Between the figure and the inscription is a plate bearing the seated figures of two bedesmen with rosaries, one with a staff and the other with a stilt. Although the engraving is carried onto the figure plate, the plate is likely to be an insertion of the same date as the inscription, as such figures are found on contemporary alabaster tombs. The plants in the background are not those that might have been expected on an early fifteenth century London brass. Shading may have been added to drapery lines on the figure plate in addition to the tops of the heads of the bedesmen.

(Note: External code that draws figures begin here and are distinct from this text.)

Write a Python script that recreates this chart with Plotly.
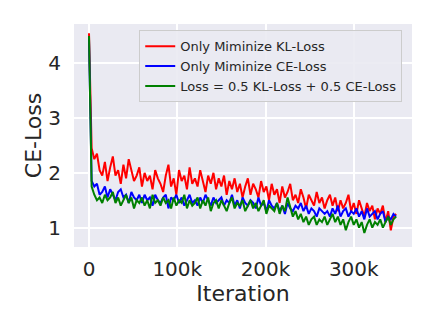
import plotly.graph_objects as go

# iterations, one sample every 3k
iterations = list(range(0, 351000, 3000))

kl_only = [4.55, 2.45, 2.25, 2.35, 2.05, 1.95, 2.2, 1.85, 2.1, 2.3,
           1.95, 2.05, 1.8, 2.15, 1.9, 2.25, 2.05, 1.85, 1.95, 2.1,
           1.75, 2.0, 1.85, 1.95, 1.7, 2.05, 1.9, 1.8, 1.65, 1.95,
           2.15, 1.75, 1.9, 1.6, 2.05, 1.85, 1.95, 1.7, 2.1, 1.8,
           1.9, 1.75, 2.05, 1.85, 1.65, 1.95, 1.8, 2.0, 1.7, 1.9,
           1.75, 1.95, 1.6, 1.85, 1.7, 1.9, 1.65, 1.8, 1.55, 1.75,
           1.9, 1.6, 1.8, 1.7, 1.55, 1.85, 1.65, 1.75, 1.5, 1.8,
           1.6, 1.7, 1.45, 1.75, 1.55, 1.65, 1.8, 1.5, 1.6, 1.45,
           1.7, 1.55, 1.35, 1.6, 1.5, 1.4, 1.65, 1.45, 1.55, 1.35,
           1.5, 1.6, 1.4, 1.55, 1.3, 1.5, 1.35, 1.45, 1.6, 1.3,
           1.45, 1.25, 1.5, 1.35, 1.2, 1.45, 1.3, 1.4, 1.15, 1.35,
           1.25, 1.4, 1.1, 1.3, 0.95, 1.2, 1.25]

ce_only = [4.45, 1.85, 1.75, 1.8, 1.6, 1.65, 1.75, 1.55, 1.7, 1.6,
           1.5, 1.65, 1.7, 1.55, 1.6, 1.45, 1.65, 1.55, 1.5, 1.6,
           1.45, 1.6, 1.5, 1.55, 1.4, 1.6, 1.5, 1.45, 1.55, 1.6,
           1.35, 1.55, 1.5, 1.6, 1.45, 1.55, 1.4, 1.5, 1.6, 1.45,
           1.5, 1.4, 1.55, 1.45, 1.6, 1.5, 1.4, 1.55, 1.45, 1.5,
           1.55, 1.4, 1.5, 1.45, 1.6, 1.4, 1.5, 1.35, 1.55, 1.45,
           1.4, 1.5, 1.45, 1.35, 1.55, 1.4, 1.45, 1.3, 1.5, 1.4,
           1.35, 1.45, 1.3, 1.4, 1.25, 1.45, 1.35, 1.3, 1.4, 1.35,
           1.45, 1.3, 1.4, 1.25, 1.35, 1.3, 1.2, 1.35, 1.3, 1.25,
           1.3, 1.2, 1.35, 1.25, 1.4, 1.2, 1.3, 1.35, 1.2, 1.3,
           1.25, 1.35, 1.2, 1.3, 1.15, 1.35, 1.2, 1.25, 1.3, 1.15,
           1.25, 1.3, 1.1, 1.2, 1.15, 1.25, 1.2]

mixed = [4.5, 1.75, 1.6, 1.5, 1.55, 1.45, 1.6, 1.5, 1.55, 1.65,
         1.45, 1.55, 1.4, 1.5, 1.6, 1.45, 1.55, 1.35, 1.5, 1.45,
         1.55, 1.4, 1.5, 1.35, 1.6, 1.45, 1.5, 1.4, 1.55, 1.45,
         1.5, 1.35, 1.55, 1.4, 1.5, 1.45, 1.6, 1.35, 1.5, 1.4,
         1.45, 1.55, 1.35, 1.5, 1.4, 1.55, 1.3, 1.45, 1.5, 1.35,
         1.5, 1.4, 1.3, 1.45, 1.55, 1.35, 1.45, 1.4, 1.5, 1.3,
         1.4, 1.5, 1.35, 1.45, 1.3, 1.4, 1.5, 1.25, 1.4, 1.35,
         1.3, 1.45, 1.25, 1.4, 1.3, 1.55, 1.35, 1.2, 1.3, 1.15,
         1.25, 1.1, 1.2, 1.05, 1.15, 1.2, 1.05, 1.15, 1.1, 1.2,
         1.05, 1.15, 1.25, 1.1, 1.2, 1.05, 1.15, 0.95, 1.1, 1.2,
         1.05, 1.15, 1.0, 1.1, 0.9, 1.05, 1.15, 1.0, 1.1, 1.05,
         1.15, 1.0, 1.1, 1.2, 1.05, 1.15, 1.2]

x_ticks = [0, 100000, 200000, 300000]
x_ticktext = ["0", "100k", "200k", "300k"]

fig = go.Figure()
fig.add_trace(go.Scatter(x=iterations, y=kl_only, mode="lines", name="Only Miminize KL-Loss",
                         line=dict(color="#ff0000", width=2)))
fig.add_trace(go.Scatter(x=iterations, y=ce_only, mode="lines", name="Only Miminize CE-Loss",
                         line=dict(color="#0000ff", width=2)))
fig.add_trace(go.Scatter(x=iterations, y=mixed, mode="lines", name="Loss = 0.5 KL-Loss + 0.5 CE-Loss",
                         line=dict(color="#008000", width=2)))

axis_font = dict(family="DejaVu Sans", size=20, color="#262626")
title_font = dict(family="DejaVu Sans", size=22, color="#262626")
# page body adds an 8px offset, so the figure is a bit smaller than the window
fig.update_layout(
    width=420, height=311,
    margin=dict(l=66, r=16, t=16, b=72),
    paper_bgcolor="white",
    plot_bgcolor="#EAEAF2",
    font=dict(family="DejaVu Sans", color="#262626"),
    legend=dict(x=0.193, y=0.972, xanchor="left", yanchor="top",
                bgcolor="rgba(234,234,242,0.9)", bordercolor="#cccccc", borderwidth=1,
                font=dict(size=13, color="#262626"), tracegroupgap=0, itemwidth=30),
    xaxis=dict(range=[-17000, 366000], tickvals=x_ticks, ticktext=x_ticktext,
               showgrid=True, gridcolor="white", gridwidth=1.5,
               zeroline=True, zerolinecolor="white", zerolinewidth=1.5,
               tickfont=axis_font, ticks="outside", ticklen=4, tickcolor="rgba(0,0,0,0)",
               automargin=False,
               title=dict(text="Iteration", font=title_font, standoff=0)),
    yaxis=dict(range=[0.645, 4.72], tickvals=[1, 2, 3, 4],
               showgrid=True, gridcolor="white", gridwidth=1.5, zeroline=False,
               tickfont=axis_font, ticks="outside", ticklen=8, tickcolor="rgba(0,0,0,0)",
               automargin=False,
               title=dict(text="CE-Loss", font=title_font, standoff=0)),
)

fig.write_html("out.html")
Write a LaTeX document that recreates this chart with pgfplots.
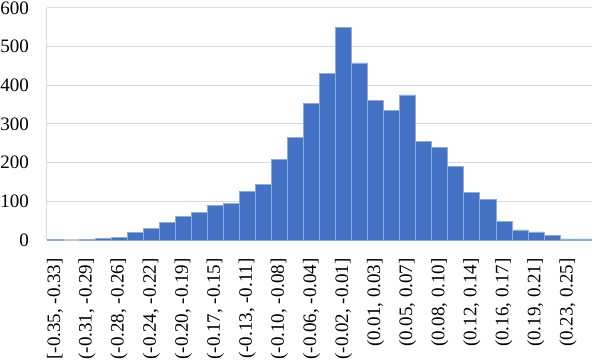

The brass was uncovered in 1859 and disappeared under pews again soon after, but is now unencumbered since a reordering of the church a few years ago.
References
'Houses of Austin nuns: Priory of Campsey', in A History of the County of Suffolk: Volume 2, ed. William Page (London, 1975), pp. 112-115. British History Online http://www.british-history.ac.uk/vch/suff/vol2/pp112-115 [accessed 1 August 2020].
Francis Blomefield, An Essay Towards a Topographical History of the County of Norfolk, 2nd ed, volume 4 (1806), 155.